Problem description> Every line of the data that contains the string "chart" must be copied.
┄┄┄┄┄┄┄┄┄┄┄┄┄┄┄┄┄┄┄┄
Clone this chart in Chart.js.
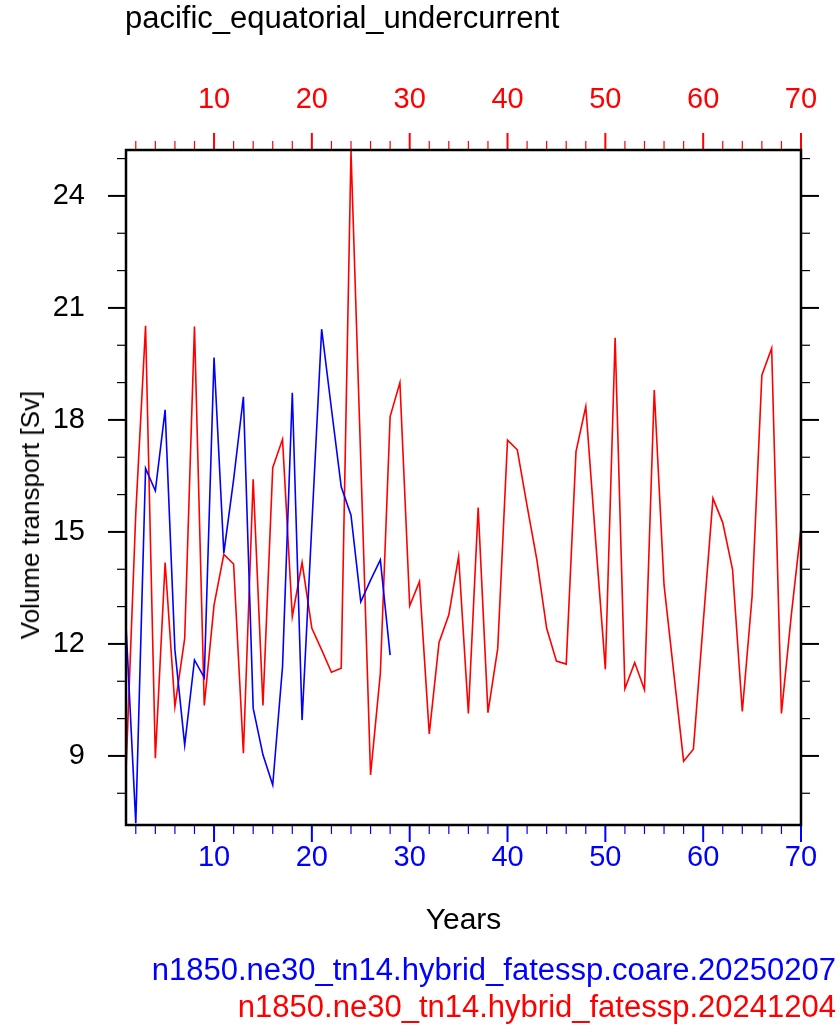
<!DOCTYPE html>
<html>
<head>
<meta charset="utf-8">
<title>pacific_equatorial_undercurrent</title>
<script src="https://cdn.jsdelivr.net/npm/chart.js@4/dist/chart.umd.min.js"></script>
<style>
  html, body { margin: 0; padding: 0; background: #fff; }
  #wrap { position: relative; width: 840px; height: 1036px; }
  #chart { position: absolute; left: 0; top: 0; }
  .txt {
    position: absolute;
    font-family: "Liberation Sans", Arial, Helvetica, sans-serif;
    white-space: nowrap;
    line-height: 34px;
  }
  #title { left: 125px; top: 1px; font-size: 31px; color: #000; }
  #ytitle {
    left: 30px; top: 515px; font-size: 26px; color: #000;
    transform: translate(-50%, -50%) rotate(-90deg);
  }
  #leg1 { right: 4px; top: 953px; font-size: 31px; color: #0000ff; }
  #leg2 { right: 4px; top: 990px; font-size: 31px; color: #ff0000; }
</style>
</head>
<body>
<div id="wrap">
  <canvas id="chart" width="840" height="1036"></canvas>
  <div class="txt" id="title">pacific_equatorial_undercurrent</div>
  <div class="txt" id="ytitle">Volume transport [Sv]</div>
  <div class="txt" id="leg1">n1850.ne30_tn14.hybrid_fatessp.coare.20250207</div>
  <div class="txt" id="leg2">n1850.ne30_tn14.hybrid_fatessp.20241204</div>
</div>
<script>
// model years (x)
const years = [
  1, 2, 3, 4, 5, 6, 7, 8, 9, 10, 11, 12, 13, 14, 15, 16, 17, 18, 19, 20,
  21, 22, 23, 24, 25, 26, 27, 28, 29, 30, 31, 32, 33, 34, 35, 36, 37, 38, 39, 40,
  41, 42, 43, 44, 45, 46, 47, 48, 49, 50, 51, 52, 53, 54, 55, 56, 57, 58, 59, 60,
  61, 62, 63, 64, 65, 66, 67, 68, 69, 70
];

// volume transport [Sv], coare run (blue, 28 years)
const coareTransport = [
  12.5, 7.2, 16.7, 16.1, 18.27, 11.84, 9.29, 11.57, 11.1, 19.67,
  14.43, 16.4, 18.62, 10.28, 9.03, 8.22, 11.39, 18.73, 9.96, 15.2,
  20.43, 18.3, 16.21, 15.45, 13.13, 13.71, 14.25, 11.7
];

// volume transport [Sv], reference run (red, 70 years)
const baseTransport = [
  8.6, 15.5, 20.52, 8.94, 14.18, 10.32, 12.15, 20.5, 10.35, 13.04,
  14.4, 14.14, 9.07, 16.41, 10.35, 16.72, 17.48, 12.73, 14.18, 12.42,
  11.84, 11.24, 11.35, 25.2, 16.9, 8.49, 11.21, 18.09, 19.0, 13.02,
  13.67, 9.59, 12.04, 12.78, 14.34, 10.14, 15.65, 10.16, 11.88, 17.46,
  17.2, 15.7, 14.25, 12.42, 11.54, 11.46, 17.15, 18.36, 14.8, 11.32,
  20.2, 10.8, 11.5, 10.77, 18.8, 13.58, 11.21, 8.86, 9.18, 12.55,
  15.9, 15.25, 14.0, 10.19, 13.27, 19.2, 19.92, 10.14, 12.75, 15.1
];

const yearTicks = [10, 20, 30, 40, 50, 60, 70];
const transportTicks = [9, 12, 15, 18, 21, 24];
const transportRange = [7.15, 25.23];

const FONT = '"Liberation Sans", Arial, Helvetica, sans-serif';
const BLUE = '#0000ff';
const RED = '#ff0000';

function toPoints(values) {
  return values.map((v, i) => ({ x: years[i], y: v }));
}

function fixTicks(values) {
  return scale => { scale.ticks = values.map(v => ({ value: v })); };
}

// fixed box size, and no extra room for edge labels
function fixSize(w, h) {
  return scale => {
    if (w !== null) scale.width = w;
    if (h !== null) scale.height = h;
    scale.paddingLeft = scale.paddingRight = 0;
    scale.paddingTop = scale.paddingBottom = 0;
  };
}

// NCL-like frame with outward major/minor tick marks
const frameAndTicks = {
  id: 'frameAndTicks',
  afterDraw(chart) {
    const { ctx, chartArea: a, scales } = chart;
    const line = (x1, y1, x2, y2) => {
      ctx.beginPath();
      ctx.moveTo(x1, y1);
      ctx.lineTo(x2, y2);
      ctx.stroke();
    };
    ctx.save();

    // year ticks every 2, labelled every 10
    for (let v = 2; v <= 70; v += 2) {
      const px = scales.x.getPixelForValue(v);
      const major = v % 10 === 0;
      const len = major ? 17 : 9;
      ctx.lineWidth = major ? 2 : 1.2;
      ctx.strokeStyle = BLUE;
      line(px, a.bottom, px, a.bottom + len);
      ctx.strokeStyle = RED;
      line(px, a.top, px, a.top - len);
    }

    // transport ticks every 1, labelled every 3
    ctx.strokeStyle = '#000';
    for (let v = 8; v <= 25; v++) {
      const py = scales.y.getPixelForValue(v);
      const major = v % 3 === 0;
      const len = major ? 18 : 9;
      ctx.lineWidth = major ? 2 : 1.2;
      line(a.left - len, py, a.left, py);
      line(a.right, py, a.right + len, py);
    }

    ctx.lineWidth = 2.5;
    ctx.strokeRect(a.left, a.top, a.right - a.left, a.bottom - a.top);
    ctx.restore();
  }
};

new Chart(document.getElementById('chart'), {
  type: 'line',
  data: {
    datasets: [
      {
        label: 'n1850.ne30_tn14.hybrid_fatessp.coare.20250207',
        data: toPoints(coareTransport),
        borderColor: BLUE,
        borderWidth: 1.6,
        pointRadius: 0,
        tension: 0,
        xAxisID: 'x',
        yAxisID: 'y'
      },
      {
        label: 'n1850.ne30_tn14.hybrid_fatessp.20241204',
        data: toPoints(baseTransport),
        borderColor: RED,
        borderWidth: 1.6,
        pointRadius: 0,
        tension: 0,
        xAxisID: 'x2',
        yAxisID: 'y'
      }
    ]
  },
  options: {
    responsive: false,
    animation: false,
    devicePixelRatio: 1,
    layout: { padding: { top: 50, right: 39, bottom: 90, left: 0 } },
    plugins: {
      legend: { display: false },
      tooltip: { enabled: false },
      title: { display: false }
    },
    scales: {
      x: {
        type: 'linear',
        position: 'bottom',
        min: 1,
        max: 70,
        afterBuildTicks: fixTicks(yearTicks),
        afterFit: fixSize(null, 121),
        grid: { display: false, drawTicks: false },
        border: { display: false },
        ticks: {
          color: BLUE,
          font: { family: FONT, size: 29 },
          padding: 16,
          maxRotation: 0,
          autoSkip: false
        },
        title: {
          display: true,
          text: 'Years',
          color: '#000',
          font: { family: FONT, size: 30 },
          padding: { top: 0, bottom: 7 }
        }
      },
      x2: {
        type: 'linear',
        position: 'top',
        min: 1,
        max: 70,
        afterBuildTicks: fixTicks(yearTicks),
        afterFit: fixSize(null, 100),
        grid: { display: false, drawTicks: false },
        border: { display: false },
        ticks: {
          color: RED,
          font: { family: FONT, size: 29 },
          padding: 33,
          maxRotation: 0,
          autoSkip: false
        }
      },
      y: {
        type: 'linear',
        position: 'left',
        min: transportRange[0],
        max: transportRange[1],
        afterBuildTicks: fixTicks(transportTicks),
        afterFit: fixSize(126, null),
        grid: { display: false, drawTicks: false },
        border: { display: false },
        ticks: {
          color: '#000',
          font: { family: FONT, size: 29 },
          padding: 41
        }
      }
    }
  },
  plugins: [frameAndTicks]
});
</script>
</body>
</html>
┄┄┄┄┄┄┄┄┄┄┄┄┄┄┄┄┄┄┄┄
Answer in full>
Clone this chart in Chart.js.
<script src="https://cdn.jsdelivr.net/npm/chart.js@4/dist/chart.umd.min.js"></script>
  #chart { position: absolute; left: 0; top: 0; }
  <canvas id="chart" width="840" height="1036"></canvas>
  afterDraw(chart) {
    const { ctx, chartArea: a, scales } = chart;
new Chart(document.getElementById('chart'), {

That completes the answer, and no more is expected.